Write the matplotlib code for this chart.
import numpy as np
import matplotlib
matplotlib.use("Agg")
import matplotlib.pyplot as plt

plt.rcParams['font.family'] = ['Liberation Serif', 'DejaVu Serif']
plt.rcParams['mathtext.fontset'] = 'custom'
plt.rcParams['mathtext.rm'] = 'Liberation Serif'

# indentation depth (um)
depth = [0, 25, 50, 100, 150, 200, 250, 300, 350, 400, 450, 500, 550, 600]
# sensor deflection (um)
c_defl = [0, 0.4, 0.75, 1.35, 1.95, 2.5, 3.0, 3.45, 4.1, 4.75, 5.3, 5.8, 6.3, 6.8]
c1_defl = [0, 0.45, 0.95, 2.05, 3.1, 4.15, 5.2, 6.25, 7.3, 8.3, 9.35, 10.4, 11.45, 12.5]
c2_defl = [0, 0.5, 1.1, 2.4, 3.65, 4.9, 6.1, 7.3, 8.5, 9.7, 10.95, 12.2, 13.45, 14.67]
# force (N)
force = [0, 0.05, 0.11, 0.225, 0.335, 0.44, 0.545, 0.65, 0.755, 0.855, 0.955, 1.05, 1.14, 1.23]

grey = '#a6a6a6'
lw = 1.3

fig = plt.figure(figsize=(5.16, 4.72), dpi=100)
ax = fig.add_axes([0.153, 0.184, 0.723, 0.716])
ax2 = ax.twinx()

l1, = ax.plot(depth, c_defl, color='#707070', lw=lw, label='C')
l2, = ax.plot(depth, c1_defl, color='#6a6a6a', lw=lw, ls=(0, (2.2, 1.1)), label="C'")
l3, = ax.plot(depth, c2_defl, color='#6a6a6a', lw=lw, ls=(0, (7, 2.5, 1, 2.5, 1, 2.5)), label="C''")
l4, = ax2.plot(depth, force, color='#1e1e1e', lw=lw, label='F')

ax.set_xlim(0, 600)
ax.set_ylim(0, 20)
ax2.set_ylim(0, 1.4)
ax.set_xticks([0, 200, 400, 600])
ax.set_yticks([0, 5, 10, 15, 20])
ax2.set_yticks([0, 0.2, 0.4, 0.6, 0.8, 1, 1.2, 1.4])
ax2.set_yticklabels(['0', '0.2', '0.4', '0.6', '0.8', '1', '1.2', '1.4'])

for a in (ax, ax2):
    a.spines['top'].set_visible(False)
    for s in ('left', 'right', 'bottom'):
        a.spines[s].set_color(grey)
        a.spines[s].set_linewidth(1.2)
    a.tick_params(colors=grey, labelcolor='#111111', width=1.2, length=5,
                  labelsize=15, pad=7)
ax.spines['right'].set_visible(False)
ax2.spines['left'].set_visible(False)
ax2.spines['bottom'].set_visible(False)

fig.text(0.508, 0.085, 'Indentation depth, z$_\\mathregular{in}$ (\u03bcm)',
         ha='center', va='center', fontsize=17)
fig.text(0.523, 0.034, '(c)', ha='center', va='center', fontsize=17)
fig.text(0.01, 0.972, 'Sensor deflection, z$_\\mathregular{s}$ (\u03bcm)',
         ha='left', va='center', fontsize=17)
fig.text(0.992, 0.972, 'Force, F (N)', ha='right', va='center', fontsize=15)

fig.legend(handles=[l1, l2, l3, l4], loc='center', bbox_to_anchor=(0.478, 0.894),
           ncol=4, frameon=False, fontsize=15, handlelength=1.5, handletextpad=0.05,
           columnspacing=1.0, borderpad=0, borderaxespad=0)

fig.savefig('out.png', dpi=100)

====

◆ Prompt ◆
Print exactly, and only, the lines beginning at the top of the listing and ending at the line with "import matplotlib.pyplot as plt".

◆ Response to the exercise ◆
Write the matplotlib code for this chart.
import numpy as np
import matplotlib
matplotlib.use("Agg")
import matplotlib.pyplot as plt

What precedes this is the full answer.